About 42 percent of the students at Burns are English language learners. “I was told we have the largest percentage of English language learners of any school in the state,” Brase said.
Latino studies and school choice
Burns “used to be a neighborhood elementary school that was not succeeding,” Genao, the assistant superintendent, said. Its conversion into K-8 community school with a Latino studies theme is all tied to reorganization and reform efforts that Hartford Public Schools began implementing in 2006-07.
“About six years ago, Hartford undertook an effort to replace schools that were not succeeding and open up new schools,” adopting a portfolio approach that offers families a choice of schools throughout the system. Every year, families apply to get their children into the school of their choice, indicating up to four preferred schools in case they are unable to get into their first-choice school.
The school system’s portfolio includes theme-based elementary and middle school academies, magnet schools, district/neighborhood schools, charter schools and open-choice non-district schools.
Brase noted that the design specs for the Latino studies academy, which were created about four years ago, were never fully implemented at Burns. She came to Burns after interim principal Tim Sullivan took over in February, finishing out the last school year there and developing a personal bond with the school community.
“There was something about this school; I felt I couldn’t turn my back on them. The students deserve a school where they enjoy being and learning,” Brase said.
Already, she’s seen positive changes in some of her students. “Right now it’s really exciting for me because many middle school students are really excited about doing things to help make the school a better place,” she said. They may have been energized by a visit by pop star Jason Mraz, who along with volunteers from the school and other community groups, planted several trees and did landscaping work on school grounds just three days before the start of classes. There are also members of Leadership Greater Hartford’s Third Age Initiative volunteering at the school and serving on Burns’ school governance council. Some of the students were also talking about going to a nursing home to help the residents, Brase said.
“We’re a community school, so we’re not just about educating the students but about serving the community,” she said. “We have a lot of work to do, but we have a lot of good people working together,” Brase said.

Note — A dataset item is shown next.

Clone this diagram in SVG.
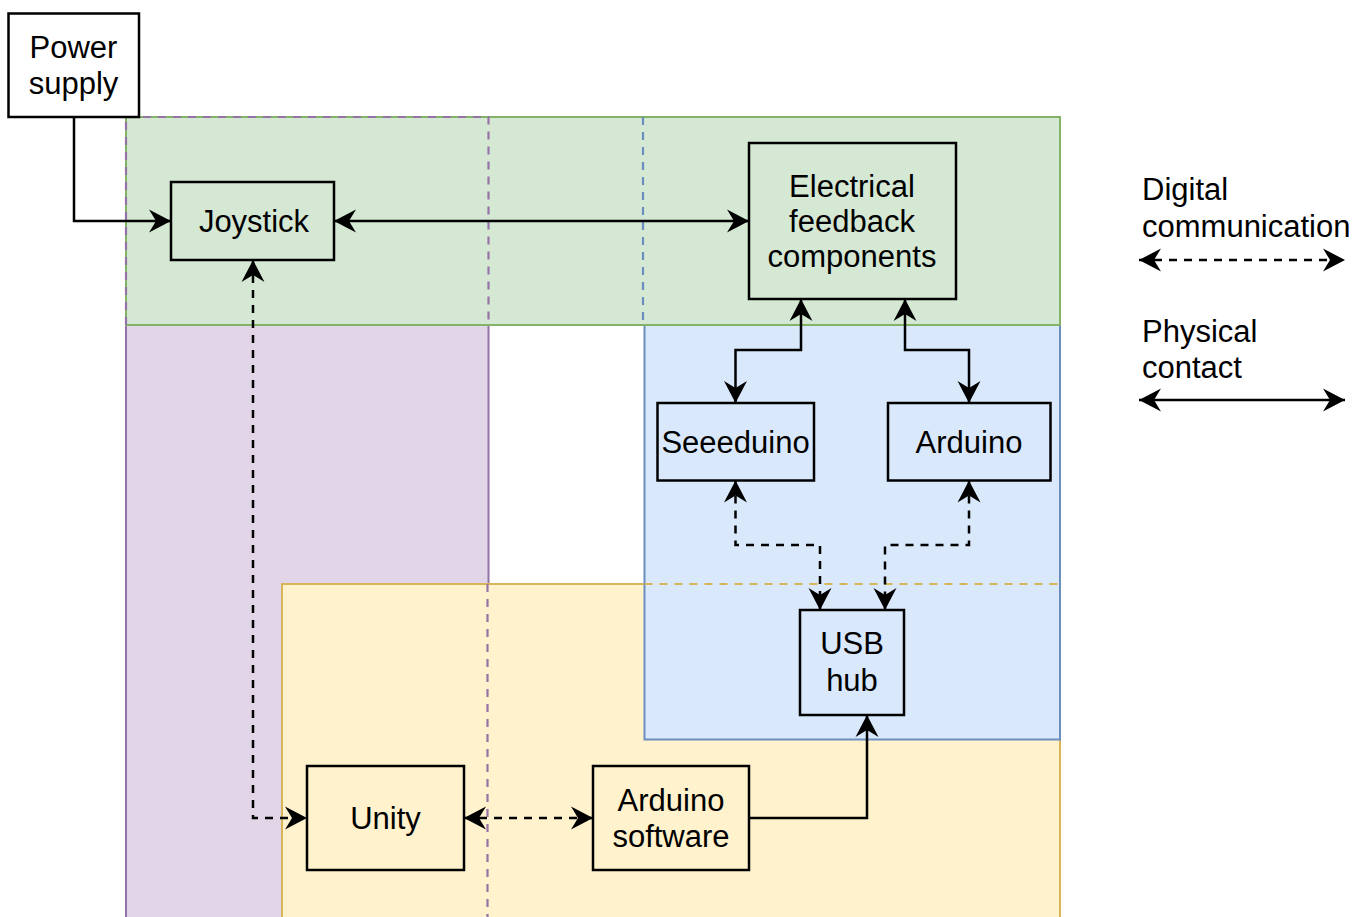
<svg xmlns="http://www.w3.org/2000/svg" width="1365" height="917" viewBox="0 0 1365 917">
<style>
.t{font-family:"Liberation Sans",Arial,Helvetica,sans-serif;font-size:31px;fill:#000;text-anchor:middle}
.l{font-family:"Liberation Sans",Arial,Helvetica,sans-serif;font-size:31px;fill:#000}
.box{fill:none;stroke:#000;stroke-width:2.5}
.solid{fill:none;stroke:#000;stroke-width:2.5}
.dash{fill:none;stroke:#000;stroke-width:2.5;stroke-dasharray:8 7}
.rd{fill:none;stroke-width:2.2;stroke-dasharray:8 7}
</style>
<defs>
<marker id="arr" markerUnits="userSpaceOnUse" viewBox="-24 -13 26 26" markerWidth="26" markerHeight="26" refX="0" refY="0" orient="auto-start-reverse">
<path d="M0 0 L-22 -11.5 L-15 0 L-22 11.5 Z" fill="#000" stroke="none"/>
</marker>
</defs>
<rect width="1365" height="917" fill="#fff"/>
<g id="regions">
<rect x="126" y="117" width="362.5" height="830" fill="#e1d5e7" stroke="#9673a6" stroke-width="2"/>
<rect x="282" y="584" width="778" height="360" fill="#fff2cc" stroke="#d6b656" stroke-width="2"/>
<rect x="644.5" y="117" width="415.5" height="622.5" fill="#dae8fc" stroke="#6c8ebf" stroke-width="2"/>
<rect x="126" y="117" width="934" height="208" fill="#d5e8d4" stroke="#82b366" stroke-width="2"/>
<path class="rd" stroke="#9673a6" d="M126 325 V117 H488.5 V325 M487.5 584 V917"/>
<path class="rd" stroke="#6c8ebf" d="M643 117 V325"/>
<path class="rd" stroke="#d6b656" d="M644.5 584 H1060"/>
</g>
<g id="power-supply">
<rect class="box" x="8.5" y="13.5" width="130.5" height="103.5" fill="#fff"/>
<text class="t" x="73.5" y="58">Power</text>
<text class="t" x="73.5" y="94">supply</text>
</g>
<g id="joystick">
<rect class="box" x="171" y="182" width="163" height="78"/>
<text class="t" x="254" y="232">Joystick</text>
</g>
<g id="electrical-feedback">
<rect class="box" x="749" y="143" width="207" height="156"/>
<text class="t" x="852" y="197">Electrical</text>
<text class="t" x="852" y="232">feedback</text>
<text class="t" x="852" y="267">components</text>
</g>
<g id="seeeduino">
<rect class="box" x="657.5" y="403" width="156.5" height="77.5"/>
<text class="t" x="735.5" y="453">Seeeduino</text>
</g>
<g id="arduino">
<rect class="box" x="888" y="403" width="162.5" height="77.5"/>
<text class="t" x="969" y="453">Arduino</text>
</g>
<g id="usb-hub">
<rect class="box" x="800" y="610" width="104" height="105"/>
<text class="t" x="852" y="654">USB</text>
<text class="t" x="852" y="691">hub</text>
</g>
<g id="unity">
<rect class="box" x="307" y="766" width="157" height="104"/>
<text class="t" x="385.5" y="829">Unity</text>
</g>
<g id="arduino-software">
<rect class="box" x="593" y="766" width="156" height="104"/>
<text class="t" x="671" y="811">Arduino</text>
<text class="t" x="671" y="847">software</text>
</g>
<g id="connectors">
<path class="solid" d="M74 117 V221 H171" marker-end="url(#arr)"/>
<path class="solid" d="M334 221 H749" marker-start="url(#arr)" marker-end="url(#arr)"/>
<path class="dash" d="M253 260 V818 H307" marker-start="url(#arr)" marker-end="url(#arr)"/>
<path class="dash" d="M464 818 H593" marker-start="url(#arr)" marker-end="url(#arr)"/>
<path class="solid" d="M749 818 H867 V715" marker-end="url(#arr)"/>
<path class="solid" d="M801 299 V350 H735.5 V403" marker-start="url(#arr)" marker-end="url(#arr)"/>
<path class="solid" d="M905 299 V350 H969 V403" marker-start="url(#arr)" marker-end="url(#arr)"/>
<path class="dash" d="M735.5 480.5 V545 H820 V610" marker-start="url(#arr)" marker-end="url(#arr)"/>
<path class="dash" d="M969 480.5 V545 H885 V610" marker-start="url(#arr)" marker-end="url(#arr)"/>
</g>
<g id="legend">
<text class="l" x="1142" y="200">Digital</text>
<text class="l" x="1142" y="237">communication</text>
<path class="dash" d="M1139 260 H1345" marker-start="url(#arr)" marker-end="url(#arr)"/>
<text class="l" x="1142" y="342">Physical</text>
<text class="l" x="1142" y="378">contact</text>
<path class="solid" d="M1139 400 H1345" marker-start="url(#arr)" marker-end="url(#arr)"/>
</g>
</svg>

Brase and Genao were pretty clear that it’s the community school approach — which includes medical care, recreational activities, meals and mental health support for both students and their families — and extra reading help (Burns was just one of five schools to get that state grant for the literacy coaches) that are going to be most important to helping the students progress, despite whatever horrible situations some may face at home or on the streets, partly by helping their parents get the support they need and by seeing that students are well fed and coming to school every day.